**GIVEN INSTRUCTION**
Copy out all the lines exactly. Omit pictures.

**EXERCISE MATERIALS**
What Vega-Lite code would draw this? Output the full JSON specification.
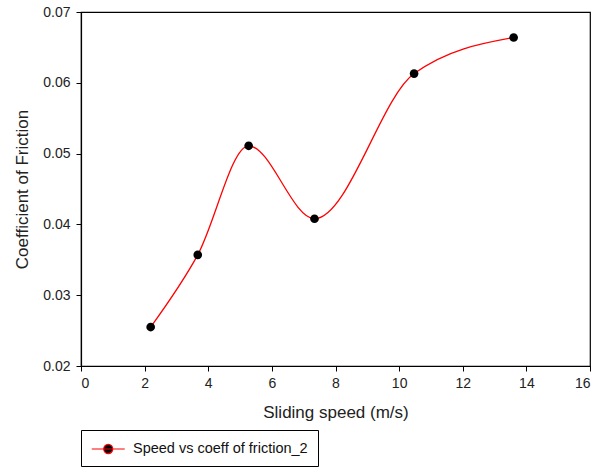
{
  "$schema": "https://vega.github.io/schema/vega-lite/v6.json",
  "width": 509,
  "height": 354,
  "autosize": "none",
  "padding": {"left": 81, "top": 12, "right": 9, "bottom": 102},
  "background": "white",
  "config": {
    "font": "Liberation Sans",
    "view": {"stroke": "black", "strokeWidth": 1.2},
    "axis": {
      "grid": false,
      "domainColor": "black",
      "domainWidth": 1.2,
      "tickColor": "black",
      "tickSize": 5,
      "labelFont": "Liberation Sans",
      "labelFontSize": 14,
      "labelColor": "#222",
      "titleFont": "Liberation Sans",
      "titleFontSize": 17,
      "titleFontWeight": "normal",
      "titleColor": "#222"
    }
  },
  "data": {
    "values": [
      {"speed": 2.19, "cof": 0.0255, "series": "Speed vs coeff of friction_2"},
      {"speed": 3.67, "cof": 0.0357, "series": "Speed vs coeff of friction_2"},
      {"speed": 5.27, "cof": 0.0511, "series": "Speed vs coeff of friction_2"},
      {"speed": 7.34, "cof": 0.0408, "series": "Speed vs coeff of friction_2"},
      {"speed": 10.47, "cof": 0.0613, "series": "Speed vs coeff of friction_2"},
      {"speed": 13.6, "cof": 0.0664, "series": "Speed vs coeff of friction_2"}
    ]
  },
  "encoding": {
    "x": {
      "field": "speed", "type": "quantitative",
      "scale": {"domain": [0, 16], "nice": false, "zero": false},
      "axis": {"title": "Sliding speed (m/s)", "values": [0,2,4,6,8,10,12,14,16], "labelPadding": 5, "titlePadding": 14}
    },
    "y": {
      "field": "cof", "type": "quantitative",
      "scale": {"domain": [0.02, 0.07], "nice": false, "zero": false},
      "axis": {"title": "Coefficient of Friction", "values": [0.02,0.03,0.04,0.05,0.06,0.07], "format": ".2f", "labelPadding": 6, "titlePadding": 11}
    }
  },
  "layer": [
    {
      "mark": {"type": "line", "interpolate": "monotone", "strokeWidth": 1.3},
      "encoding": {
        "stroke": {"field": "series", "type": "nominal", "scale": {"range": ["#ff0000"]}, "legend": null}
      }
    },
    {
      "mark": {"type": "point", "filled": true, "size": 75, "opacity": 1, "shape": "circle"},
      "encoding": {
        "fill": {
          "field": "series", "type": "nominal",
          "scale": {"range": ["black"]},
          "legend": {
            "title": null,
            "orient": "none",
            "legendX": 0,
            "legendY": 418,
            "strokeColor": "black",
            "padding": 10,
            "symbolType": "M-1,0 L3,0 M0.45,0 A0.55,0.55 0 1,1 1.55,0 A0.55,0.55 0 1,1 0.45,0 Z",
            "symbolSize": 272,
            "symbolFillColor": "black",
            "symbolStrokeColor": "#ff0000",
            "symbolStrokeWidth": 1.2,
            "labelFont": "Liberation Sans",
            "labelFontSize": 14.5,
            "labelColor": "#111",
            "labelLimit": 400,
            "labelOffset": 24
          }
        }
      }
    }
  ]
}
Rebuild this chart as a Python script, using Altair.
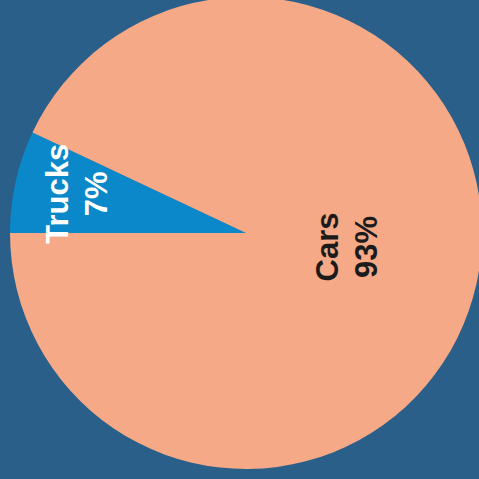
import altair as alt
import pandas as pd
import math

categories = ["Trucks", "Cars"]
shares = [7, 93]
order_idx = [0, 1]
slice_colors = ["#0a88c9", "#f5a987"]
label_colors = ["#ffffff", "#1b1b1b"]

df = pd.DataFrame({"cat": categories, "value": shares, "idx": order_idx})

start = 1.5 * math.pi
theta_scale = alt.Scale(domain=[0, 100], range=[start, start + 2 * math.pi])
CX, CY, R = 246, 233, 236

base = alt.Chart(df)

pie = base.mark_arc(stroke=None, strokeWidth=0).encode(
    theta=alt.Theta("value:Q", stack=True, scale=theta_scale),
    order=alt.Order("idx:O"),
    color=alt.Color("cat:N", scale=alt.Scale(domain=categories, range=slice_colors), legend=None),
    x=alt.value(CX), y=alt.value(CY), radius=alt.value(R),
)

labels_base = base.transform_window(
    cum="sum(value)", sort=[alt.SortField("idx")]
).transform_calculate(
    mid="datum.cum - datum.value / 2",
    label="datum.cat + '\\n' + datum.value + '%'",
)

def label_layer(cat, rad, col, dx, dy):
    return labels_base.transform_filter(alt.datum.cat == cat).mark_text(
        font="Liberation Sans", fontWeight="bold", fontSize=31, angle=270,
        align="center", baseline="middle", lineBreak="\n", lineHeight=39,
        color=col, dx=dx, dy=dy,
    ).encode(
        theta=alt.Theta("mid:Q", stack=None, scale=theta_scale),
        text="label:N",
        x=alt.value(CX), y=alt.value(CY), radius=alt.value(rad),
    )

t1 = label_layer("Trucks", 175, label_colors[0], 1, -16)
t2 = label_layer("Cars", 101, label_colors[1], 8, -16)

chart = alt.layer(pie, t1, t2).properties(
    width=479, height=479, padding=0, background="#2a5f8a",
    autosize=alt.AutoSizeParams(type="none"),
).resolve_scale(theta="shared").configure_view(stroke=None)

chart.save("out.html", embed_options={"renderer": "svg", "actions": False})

**EXPECTED OUTPUT**
What Vega-Lite code would draw this? Output the full JSON specification.
{
  "$schema": "https://vega.github.io/schema/vega-lite/v6.json",
  "width": 509,
  "height": 354,
  "autosize": "none",
  "padding": {"left": 81, "top": 12, "right": 9, "bottom": 102},
  "background": "white",
  "config": {
    "font": "Liberation Sans",
    "view": {"stroke": "black", "strokeWidth": 1.2},
    "axis": {
      "grid": false,
      "domainColor": "black",
      "domainWidth": 1.2,
      "tickColor": "black",
      "tickSize": 5,
      "labelFont": "Liberation Sans",
      "labelFontSize": 14,
      "labelColor": "#222",
      "titleFont": "Liberation Sans",
      "titleFontSize": 17,
      "titleFontWeight": "normal",
      "titleColor": "#222"
    }
  },
  "data": {
    "values": [
      {"speed": 2.19, "cof": 0.0255, "series": "Speed vs coeff of friction_2"},
      {"speed": 3.67, "cof": 0.0357, "series": "Speed vs coeff of friction_2"},
      {"speed": 5.27, "cof": 0.0511, "series": "Speed vs coeff of friction_2"},
      {"speed": 7.34, "cof": 0.0408, "series": "Speed vs coeff of friction_2"},
      {"speed": 10.47, "cof": 0.0613, "series": "Speed vs coeff of friction_2"},
      {"speed": 13.6, "cof": 0.0664, "series": "Speed vs coeff of friction_2"}
    ]
  },
  "encoding": {
    "x": {
      "field": "speed", "type": "quantitative",
      "scale": {"domain": [0, 16], "nice": false, "zero": false},
      "axis": {"title": "Sliding speed (m/s)", "values": [0,2,4,6,8,10,12,14,16], "labelPadding": 5, "titlePadding": 14}
    },
    "y": {
      "field": "cof", "type": "quantitative",
      "scale": {"domain": [0.02, 0.07], "nice": false, "zero": false},
      "axis": {"title": "Coefficient of Friction", "values": [0.02,0.03,0.04,0.05,0.06,0.07], "format": ".2f", "labelPadding": 6, "titlePadding": 11}
    }
  },
  "layer": [
    {
      "mark": {"type": "line", "interpolate": "monotone", "strokeWidth": 1.3},
      "encoding": {
        "stroke": {"field": "series", "type": "nominal", "scale": {"range": ["#ff0000"]}, "legend": null}
      }
    },
    {
      "mark": {"type": "point", "filled": true, "size": 75, "opacity": 1, "shape": "circle"},
      "encoding": {
        "fill": {
          "field": "series", "type": "nominal",
          "scale": {"range": ["black"]},
          "legend": {
            "title": null,
            "orient": "none",
            "legendX": 0,
            "legendY": 418,
            "strokeColor": "black",
            "padding": 10,
            "symbolType": "M-1,0 L3,0 M0.45,0 A0.55,0.55 0 1,1 1.55,0 A0.55,0.55 0 1,1 0.45,0 Z",
            "symbolSize": 272,
            "symbolFillColor": "black",
            "symbolStrokeColor": "#ff0000",
            "symbolStrokeWidth": 1.2,
            "labelFont": "Liberation Sans",
            "labelFontSize": 14.5,
            "labelColor": "#111",
            "labelLimit": 400,
            "labelOffset": 24
          }
        }
      }
    }
  ]
}
Rebuild this chart as a Python script, using Altair.
import altair as alt
import pandas as pd
import math

categories = ["Trucks", "Cars"]
shares = [7, 93]
order_idx = [0, 1]
slice_colors = ["#0a88c9", "#f5a987"]
label_colors = ["#ffffff", "#1b1b1b"]

df = pd.DataFrame({"cat": categories, "value": shares, "idx": order_idx})

start = 1.5 * math.pi
theta_scale = alt.Scale(domain=[0, 100], range=[start, start + 2 * math.pi])
CX, CY, R = 246, 233, 236

base = alt.Chart(df)

pie = base.mark_arc(stroke=None, strokeWidth=0).encode(
    theta=alt.Theta("value:Q", stack=True, scale=theta_scale),
    order=alt.Order("idx:O"),
    color=alt.Color("cat:N", scale=alt.Scale(domain=categories, range=slice_colors), legend=None),
    x=alt.value(CX), y=alt.value(CY), radius=alt.value(R),
)

labels_base = base.transform_window(
    cum="sum(value)", sort=[alt.SortField("idx")]
).transform_calculate(
    mid="datum.cum - datum.value / 2",
    label="datum.cat + '\\n' + datum.value + '%'",
)

def label_layer(cat, rad, col, dx, dy):
    return labels_base.transform_filter(alt.datum.cat == cat).mark_text(
        font="Liberation Sans", fontWeight="bold", fontSize=31, angle=270,
        align="center", baseline="middle", lineBreak="\n", lineHeight=39,
        color=col, dx=dx, dy=dy,
    ).encode(
        theta=alt.Theta("mid:Q", stack=None, scale=theta_scale),
        text="label:N",
        x=alt.value(CX), y=alt.value(CY), radius=alt.value(rad),
    )

t1 = label_layer("Trucks", 175, label_colors[0], 1, -16)
t2 = label_layer("Cars", 101, label_colors[1], 8, -16)

chart = alt.layer(pie, t1, t2).properties(
    width=479, height=479, padding=0, background="#2a5f8a",
    autosize=alt.AutoSizeParams(type="none"),
).resolve_scale(theta="shared").configure_view(stroke=None)

chart.save("out.html", embed_options={"renderer": "svg", "actions": False})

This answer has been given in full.